Empty Chairs are the Noisiest
Living in the midst of a global pandemic has forced me to invariably acknowledge things that occupy space in my apartment—chairs, to be specific—a subject that I have admired by looking at people’s photographs of it, as well as reminiscing of my own encounters.
I am uncertain of how to begin talking about a subject that is as multifaceted as a chair. Chairs can project humility and grandiose. They can be relaxing as well as uncomfortable. They can be enablers of conversations or of anxiety-ridden interrogations. They can also be vessels for lonesomeness and isolation or that of a safe haven. It is these contradictory qualities that have perhaps made chairs endearing, and that like every object, they too harbour memories and secrets and histories.
Every time that I encounter a chair, the first thought that runs through me is, “Who was its last occupant?” followed by “How many people must have sat on this chair?” Do you ever wonder about such things, about the history of everyday objects? I’ve used photography to try and attempt to find clues that could help me not just answer these questions but also to make sense of my curiosity for the subject. So far I’ve only looked outside, impervious and unaffected by the presence of the subject in my own home. However, in the last few days, since I began writing this and being quarantined at home, I’ve been gazing, time and again, at the corner of the hall of my apartment, where a single wooden chair has been residing since it arrived six months ago.
I had decided much earlier that when the time came to buy a dining set, that I would place one of its chairs beside the window of my apartment.

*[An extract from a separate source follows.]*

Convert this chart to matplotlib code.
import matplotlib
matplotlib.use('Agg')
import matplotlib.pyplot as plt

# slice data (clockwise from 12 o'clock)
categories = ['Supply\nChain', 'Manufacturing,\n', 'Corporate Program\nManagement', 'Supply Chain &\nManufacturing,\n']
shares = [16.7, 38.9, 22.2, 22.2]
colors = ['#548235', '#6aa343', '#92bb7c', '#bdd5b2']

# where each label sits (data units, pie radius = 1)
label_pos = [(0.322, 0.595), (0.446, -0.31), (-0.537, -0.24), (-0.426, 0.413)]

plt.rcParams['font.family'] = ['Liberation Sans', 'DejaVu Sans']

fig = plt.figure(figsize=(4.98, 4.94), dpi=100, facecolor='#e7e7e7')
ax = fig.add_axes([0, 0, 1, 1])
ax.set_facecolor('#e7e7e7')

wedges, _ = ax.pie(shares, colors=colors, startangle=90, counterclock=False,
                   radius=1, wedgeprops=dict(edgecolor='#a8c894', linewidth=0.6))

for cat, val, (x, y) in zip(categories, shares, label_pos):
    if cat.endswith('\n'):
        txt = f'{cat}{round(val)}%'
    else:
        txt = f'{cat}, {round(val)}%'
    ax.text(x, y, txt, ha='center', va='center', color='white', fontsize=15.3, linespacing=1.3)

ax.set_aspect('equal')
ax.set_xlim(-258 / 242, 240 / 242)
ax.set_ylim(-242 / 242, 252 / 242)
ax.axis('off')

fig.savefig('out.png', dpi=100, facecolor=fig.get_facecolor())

It had to be wooden, no plastic or one of those fake wood variants. It had to feel solid. I ended up renting a set, as I couldn’t afford a brand new one. It took me close to ten years to make this possible, last year in October. My cat, Schmoo, had just passed away, and I was hell bent on changing things in the apartment—to get rid of any old familiarity or memories that I had with the space. It’s another matter that it didn’t exactly work, but I now had a corner beside the window and my towering pile of books, where I could temporarily move into, for a few hours in a day.

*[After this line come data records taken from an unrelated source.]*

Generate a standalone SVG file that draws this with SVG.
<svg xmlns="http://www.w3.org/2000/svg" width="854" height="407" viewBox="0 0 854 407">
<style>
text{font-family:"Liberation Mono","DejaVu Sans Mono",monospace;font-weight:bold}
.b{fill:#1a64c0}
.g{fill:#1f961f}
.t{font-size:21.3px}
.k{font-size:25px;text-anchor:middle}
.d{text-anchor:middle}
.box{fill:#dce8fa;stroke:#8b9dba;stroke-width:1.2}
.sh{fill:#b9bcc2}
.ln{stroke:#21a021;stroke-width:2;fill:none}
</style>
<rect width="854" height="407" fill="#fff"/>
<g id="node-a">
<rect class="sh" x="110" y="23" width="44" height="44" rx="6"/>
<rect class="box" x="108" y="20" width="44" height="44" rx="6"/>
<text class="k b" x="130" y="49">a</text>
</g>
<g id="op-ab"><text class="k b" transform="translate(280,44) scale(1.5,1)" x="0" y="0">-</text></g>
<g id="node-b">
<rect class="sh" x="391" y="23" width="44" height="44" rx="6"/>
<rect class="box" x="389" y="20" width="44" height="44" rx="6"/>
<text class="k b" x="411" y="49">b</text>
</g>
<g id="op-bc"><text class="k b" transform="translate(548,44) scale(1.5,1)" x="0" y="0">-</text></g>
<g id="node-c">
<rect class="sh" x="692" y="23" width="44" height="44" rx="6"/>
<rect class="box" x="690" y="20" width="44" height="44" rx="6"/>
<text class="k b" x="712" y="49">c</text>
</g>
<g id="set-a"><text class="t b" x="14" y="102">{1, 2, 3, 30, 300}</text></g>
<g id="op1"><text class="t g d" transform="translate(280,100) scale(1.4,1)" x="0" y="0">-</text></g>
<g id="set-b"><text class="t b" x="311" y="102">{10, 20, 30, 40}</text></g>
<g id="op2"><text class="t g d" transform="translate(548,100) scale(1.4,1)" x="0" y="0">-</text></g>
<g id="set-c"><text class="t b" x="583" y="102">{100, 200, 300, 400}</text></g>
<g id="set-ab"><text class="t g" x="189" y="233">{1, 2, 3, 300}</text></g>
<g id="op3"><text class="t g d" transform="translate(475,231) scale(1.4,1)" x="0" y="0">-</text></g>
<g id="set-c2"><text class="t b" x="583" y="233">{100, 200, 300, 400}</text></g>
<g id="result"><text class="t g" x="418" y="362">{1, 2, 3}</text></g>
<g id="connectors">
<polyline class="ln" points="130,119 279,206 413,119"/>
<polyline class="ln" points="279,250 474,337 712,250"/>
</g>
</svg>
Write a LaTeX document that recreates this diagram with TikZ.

In the span of a month I had experienced an entire gamut of emotions on this chair. I found time to photograph too—photograph myself. It was the perfect spot, with the window right beside me, and with the sun shining on my face. When it got dark, the dim bulb above the chair provided light. I couldn’t help but photograph or rather document my state of mind while being seated on it. No other space in the house afforded me the likability of this spot. It felt like I was retreating into a space where I’d be accepted in whatever state I was in.
As I write this, my eyes flicker to the corner where the chair is. I have a soft spot for the space. I’ve been my most vulnerable here, I’ve confronted harsh truths about myself while sitting on its cushioned top, I’ve also found hope after hours of abject despair, while hanging on to its wooden frame.
As the lockdown continues, I see myself spending far more time than I had in the past, within the invisible confines of this nook. Sometimes I wonder about the memories ingrained in the fabric of this wooden chair, if it has endured the agony, joy, or comfort of its previous sitters.